I welcome the Minister to the House. I compliment the Minister on the work she has done since taking office. She has shown the way. I compliment the way she has led her Department and it behoves all of the Government to get behind her in this most important portfolio. It is the most important portfolio. Many of the contributors have spoken about what it costs but we should be talking about what it saves and what the Minister can save the country by putting in place programmes she is working on. I hope everyone is reading the reports produced by the Minister, listening and putting their backs behind the Minister to ensure it is not looked at as a cost Department but as a savings Department.

There is increasing evidence on this across the world, which has been there for many years in America and more recently in Ireland. Various reports have been mentioned, including the profile of children at school, those of the Geary Institute, Professors Rutter, Scott and Perry and the Growing Up in Ireland survey. I spent my life working with preschool, whether in lecturing or whatever. Dr. Maria Montessori started off life in the slums of Italy and recognised that by getting children early in the prenatal and perinatal mothering period and also between the years of zero and three, there is a return to the state. The children led the way and showed what they could do. They brought home to their parents what they had learned.

The Minister's speech referred to the research undertaken and the sensitive period in the process of development, laying a foundation in childhood and beyond for cognitive functioning, behavioural, social and self-regulatory capacities. Many children face various stresses during the years that can impair their healthy development. Early childhood intervention programmes are designed to mitigate the factors that place children at risk of poor outcomes. Such programmes provide support for the parents, children or family as a whole and the Minister, Deputy Fitzgerald, is doing that. The support may be in the form of learning activities or other structured experiences that affect the child directly or that have indirect effects such as training parents or otherwise enhancing caregiving environments.

As part of a recent study in America, 19 or 20 peer reviewed items of literature showed the effectiveness of early intervention.
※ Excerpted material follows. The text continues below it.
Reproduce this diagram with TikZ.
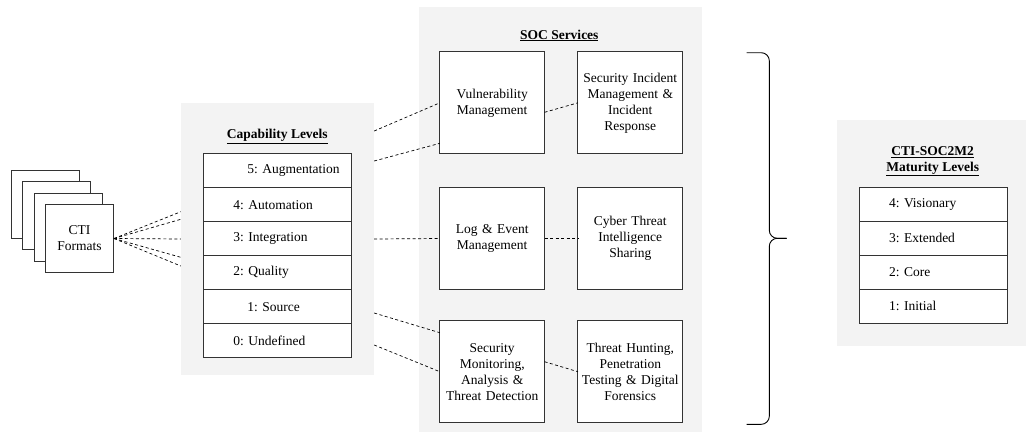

Investing additional resources in early childhood education and the economic gains that accrue from it can overcome threats to healthy development such as resource disparities in early childhood. It also addresses the consequences of those threats for educational outcomes and beyond. Programmes that provide child development services from the prenatal period to the early intervention in school and preschool, scientific studies and sound evaluation are important. A literature review identified 20 such programmes, and the findings about the outcome of the programmes in respect of 19 were favourable. That is American research, which is more advanced than the Irish research but the Irish are catching up thanks to the Minister's commissioning of research.

I refer to family support, home visiting and service provision. The Minister referred to bringing services into the classroom and child-centred environments. This has been proven to be beneficial. Programmes supplemented by parental education, delivered in the same settings and through home visits, have been found to be beneficial. Early intervention programmes demonstrate significant and often sizeable benefits in the progression of educational attainment, health, delinquency and crime, social welfare, programme use and labour market success. In some cases, the improved outcomes of these domains were demonstrated soon after the programme had ended. In other cases, favourable impacts were observed through adolescence and into the transition to adulthood. In the case of the Perry preschool programme, lasting benefits in a multiple domains have been measured for 35 years after the intervention ended.

The Minister and other Members referred to the report on the savings made for the State, be it in the one to 16 or one to 26 year category. The evidence indicates there can be longer lasting substantial gains. The report should be circulated widely. Parents of participating children can also gain from early intervention programmes. Senator Jillian van Turnhout referred to the ratio of gross domestic product to youth unemployment. Early intervention programmes would save more if they were introduced. This strategy is in the Minister's good hands.